I also think, a lot, about the economy, particularly as a strange contradiction to my own personal economics...we stopped struggling right as everyone else started, it's weird. Profitting in buying a foreclosed house, feeling secure for the first time as financial panic is the main headline everyday. It's weird.
And politics, of course. I won't even get into that. But it's somehow surprising, even though it totally shouldn't be, to see people walking around Busch Gardens in candidate shirts and buttons, and to see all the lawn signs and bumper stickers constantly up here on vacation just like at home.
I can't help but think the new Pink song "So What" re: her divorce, is awfully catchy.

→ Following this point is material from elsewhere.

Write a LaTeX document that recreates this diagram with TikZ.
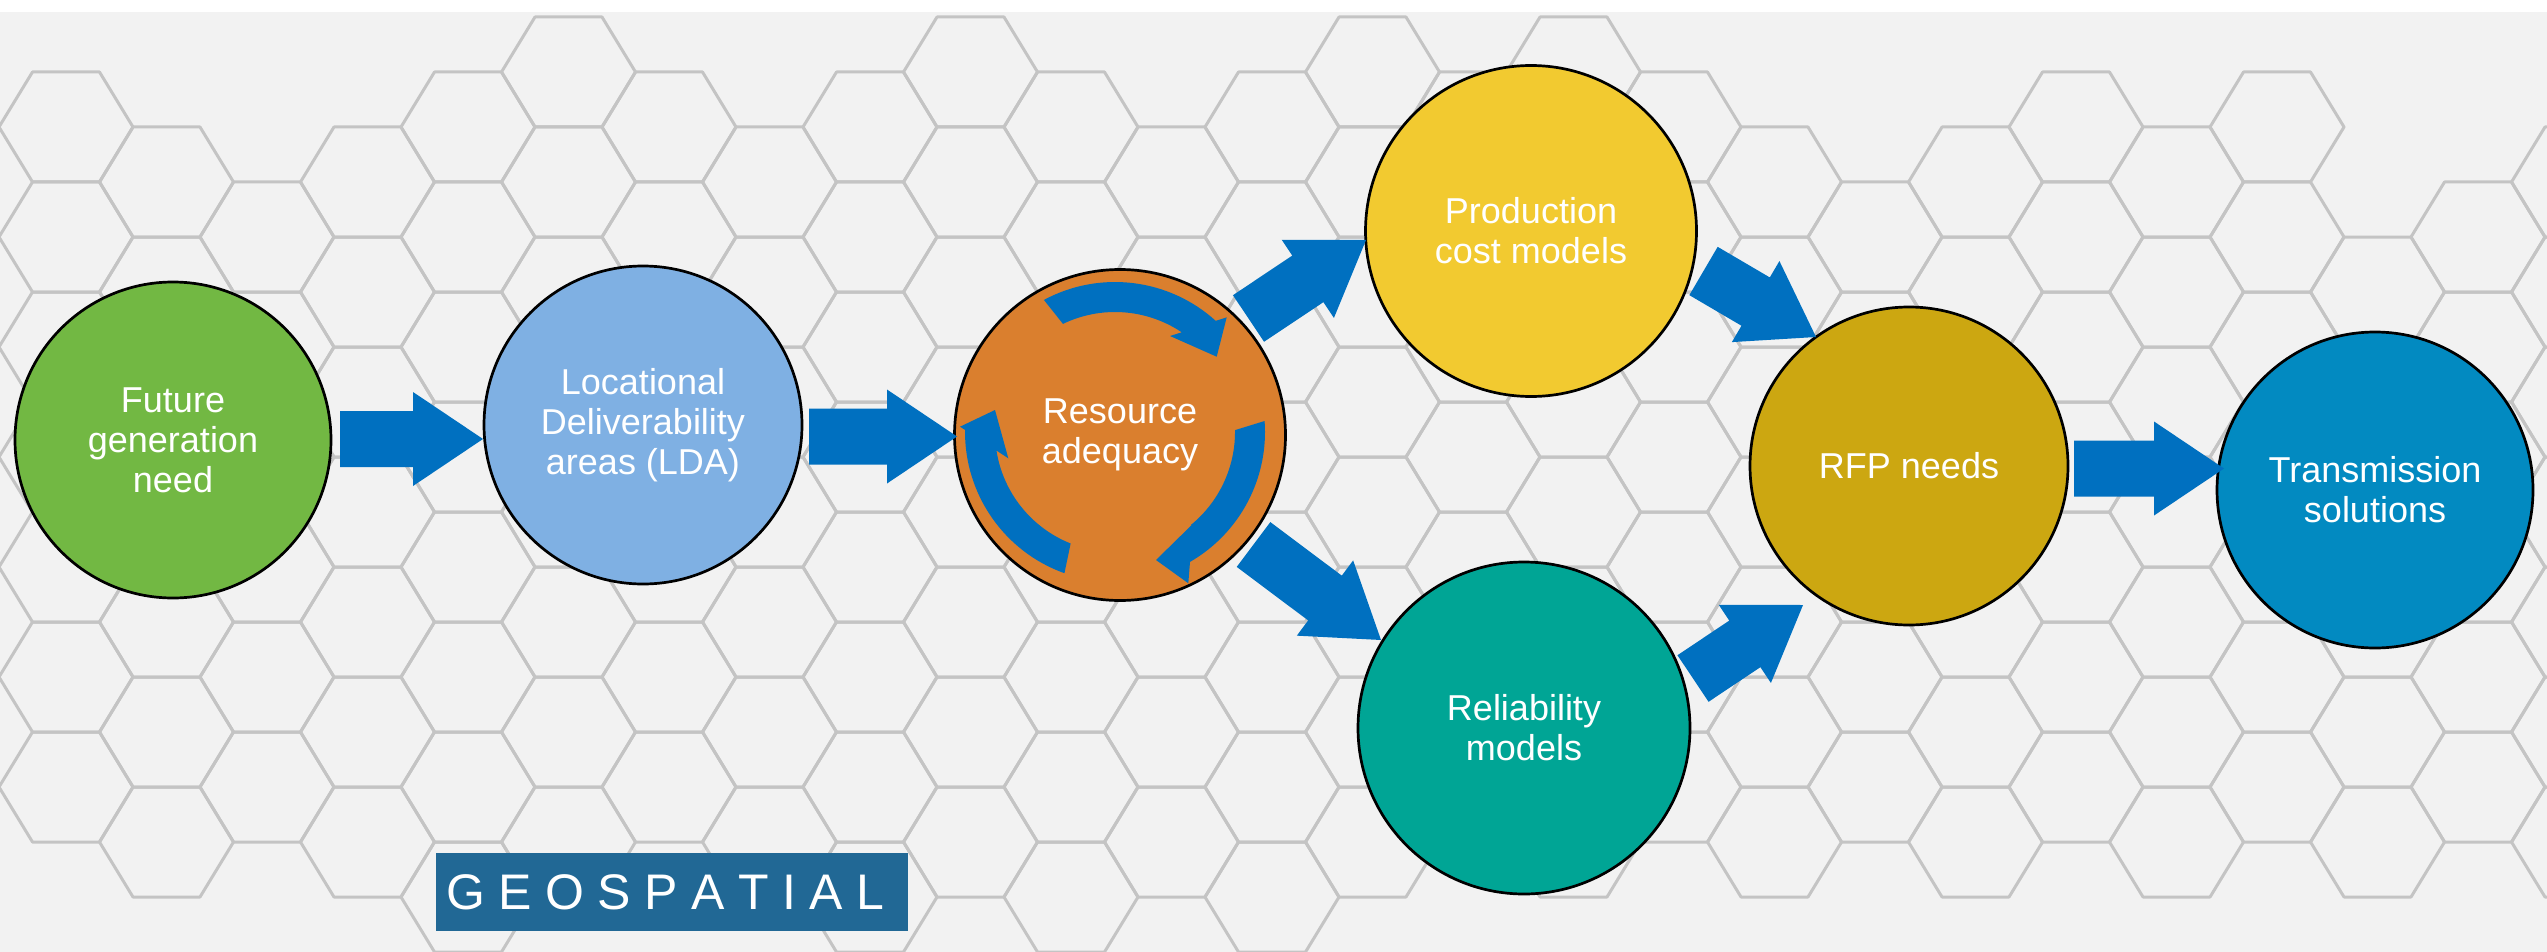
\documentclass[tikz,border=0pt]{standalone}
\usepackage{fontspec}
\setmainfont{Liberation Sans}
\usetikzlibrary{calc}

\definecolor{bggray}{HTML}{F2F2F2}
\definecolor{hexgray}{HTML}{C4C4C4}
\definecolor{flowblue}{HTML}{0070C0}
\definecolor{cgreen}{HTML}{72B843}
\definecolor{clightblue}{HTML}{7FB0E3}
\definecolor{corange}{HTML}{DA7F2E}
\definecolor{cyellow}{HTML}{F2CA30}
\definecolor{cteal}{HTML}{00A595}
\definecolor{cgold}{HTML}{CCA711}
\definecolor{cblue}{HTML}{028AC1}
\definecolor{geoblue}{HTML}{216895}

% block arrow from tail coordinate #1 to tip coordinate #2
\newcommand\flowarrow[2]{%
  \path ($(#2)!70pt!(#1)$) coordinate (fahead);
  \fill[flowblue] ($(#1)!28pt!90:(#2)$) -- ($(fahead)!28pt!90:(#2)$)
    -- ($(fahead)!47pt!90:(#2)$) -- (#2) -- ($(fahead)!47pt!-90:(#2)$)
    -- ($(fahead)!28pt!-90:(#2)$) -- ($(#1)!28pt!-90:(#2)$) -- cycle;}

\begin{document}
\begin{tikzpicture}[x=1pt,y=-1pt,
  hexline/.style={draw=hexgray, line width=3pt, line join=round},
  stage/.style={circle, draw=black, line width=2.7pt, text=white, align=center,
    inner sep=0pt, font=\fontsize{36}{40}\selectfont},
  cycarrow/.style={fill=flowblue},
]
\useasboundingbox (0,0) rectangle (2547,952);
\fill[white] (0,0) rectangle (2547,952);
\fill[bggray] (0,12) rectangle (2547,952);

% honeycomb background: column / first centre y / number of cells
\begin{scope}
  \clip (0,12) rectangle (2547,952);
  \foreach \i/\ya/\n in {0/127/7, 1/182/7, 2/237/6, 3/182/7, 4/127/8, 5/72/8,
      6/127/7, 7/182/7, 8/127/8, 9/72/8, 10/127/8, 11/182/7, 12/127/8, 13/72/8,
      14/127/7, 15/72/8, 16/127/7, 17/182/7, 18/237/6, 19/182/7, 20/127/7,
      21/182/7, 22/127/7, 23/292/6, 24/237/6, 25/182/7}{
    \foreach \j in {1,...,\n}{
      \draw[hexline] ({66+100.5*\i-67}, {\ya+110*(\j-1)}) -- ++(33.5,-55)
        -- ++(67,0) -- ++(33.5,55) -- ++(-33.5,55) -- ++(-67,0) -- cycle;
    }
  }
\end{scope}

% stages
\node[stage, fill=cgreen, minimum size=316pt] (fut) at (173,440) {Future\\generation\\need};
\node[stage, fill=clightblue, minimum size=318pt] (lda) at (643,425) {Locational\\Deliverability\\areas (LDA)};
\node[stage, fill=corange, minimum size=331pt] (ra) at (1120,435) {};
\node[stage, fill=cyellow, minimum size=331pt] (pcm) at (1531,231) {Production\\cost models};
\node[stage, fill=cteal, minimum size=332pt] (rel) at (1524,728) {Reliability\\models};
\node[stage, fill=cgold, minimum size=318pt] (rfp) at (1909,466) {RFP needs};
\node[stage, fill=cblue, minimum size=316pt] (trans) at (2375,490) {Transmission\\solutions};

% cycle of three curved arrows inside the resource adequacy stage
\coordinate (rac) at (1115,432);
\fill[cycarrow] ([shift={(rac)}]-118.3:150) arc[start angle=-118.3, end angle=-47.8, radius=150]
  -- (1226.7,317.3) -- (1216.7,356.7) -- (1170,336)
  -- ([shift={(rac)}]-56.2:120) arc[start angle=-56.2, end angle=-115.7, radius=120] -- cycle;
\fill[cycarrow] ([shift={(rac)}]-4.2:150) arc[start angle=-4.2, end angle=60, radius=150]
  -- (1188.3,583.3) -- (1156,560) -- (1191.7,525)
  -- ([shift={(rac)}]50.7:120) arc[start angle=50.7, end angle=-0.9, radius=120] -- cycle;
\fill[cycarrow] ([shift={(rac)}]109.7:150) arc[start angle=109.7, end angle=180.8, radius=150]
  -- (960,426.7) -- (995,410) -- (1008.3,458.3)
  -- ([shift={(rac)}]171.1:120) arc[start angle=171.1, end angle=111.7, radius=120] -- cycle;
\node[text=white, align=center, font=\fontsize{36}{40}\selectfont, inner sep=0pt] (ratext) at (ra) {Resource\\adequacy};

% connector end points
\coordinate (a1s) at (340,439);    \coordinate (a1e) at (483,439);
\coordinate (a2s) at (809,436.5);  \coordinate (a2e) at (957,436.5);
\coordinate (a3s) at (1248.5,318.5); \coordinate (a3e) at (1366,240);
\coordinate (a4s) at (1253.5,544.5); \coordinate (a4e) at (1381,640);
\coordinate (a5s) at (1703.5,271); \coordinate (a5e) at (1816,337);
\coordinate (a7s) at (1693,678.5); \coordinate (a7e) at (1803,605);
\coordinate (a6s) at (2074,468.5); \coordinate (a6e) at (2224,468.5);

\flowarrow{a1s}{a1e}
\flowarrow{a2s}{a2e}
\flowarrow{a3s}{a3e}
\flowarrow{a4s}{a4e}
\flowarrow{a5s}{a5e}
\flowarrow{a7s}{a7e}
\flowarrow{a6s}{a6e}

% label box
\node[fill=geoblue, minimum width=472pt, minimum height=78pt, inner sep=0pt, text=white,
  font=\fontsize{50}{50}\selectfont] (geo) at (672,892)
  {G\kern13.5pt E\kern13.5pt O\kern13.5pt S\kern13.5pt P\kern13.5pt A\kern13.5pt T\kern13.5pt I\kern13.5pt A\kern13.5pt L\kern13.5pt};
\end{tikzpicture}
\end{document}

Halloween - that's another thing. There are big bilboards everywhere here for "The Raven Twins", who are starring in this years' Busch Gardens "Howl-o-Scream"....I am so aware of all the spiritual connotations behind Halloween this year. The Mexicans who'll be marching with their sugar skulls and burning things at altars for the Dio de los Muertos/Day of the Dead, the Fundamentalist Christians who will keep their kids in lock-ins all night so they aren't exposed even to costumes, the Pagans I know who believe that at this time of year "The veil is thin". When did Party City's merchandise get so hardcore and R-rated, and all the haunted houses become so psychologically motivated and 21+? Grant bought a cd the other day out of a sale bin, called "The Nightmare Revisited" - it's bands and singers doing the Nightmare Before Christmas soundtrack, cover-style. My kids love some of it - *I* love some of it - and I wonder what my Orthodox friends and Catholic friends would think of it? I mean, it's a Tim Burton children's movie, but it's also a gothic cult classic, and when you put Marilyn Manson and Korn at the helm, a certain "edge" emerges.
I've been wearing combat boots around for the first time in years and years. Not my shiny platform ones from high school, but Grant's clompy ones from the Army Surplus Store. I feel moody and spontaneous and like I'm tired of caring about how I look, with my diastasis, and it feels natural rather than like I'm "dressing up", for the first time in like a decade. So I'm regressing? I get into this problem sometimes, that if I ever go back to "before I had kids" or even "before I was constantly pregnant and/or nursing babies", I have to go all the way back to high school to find myself in the mess and remember who I am with all the diapers and lessons and pacing separated away... which puts me at 17.
Well, I think this has gotten long enough.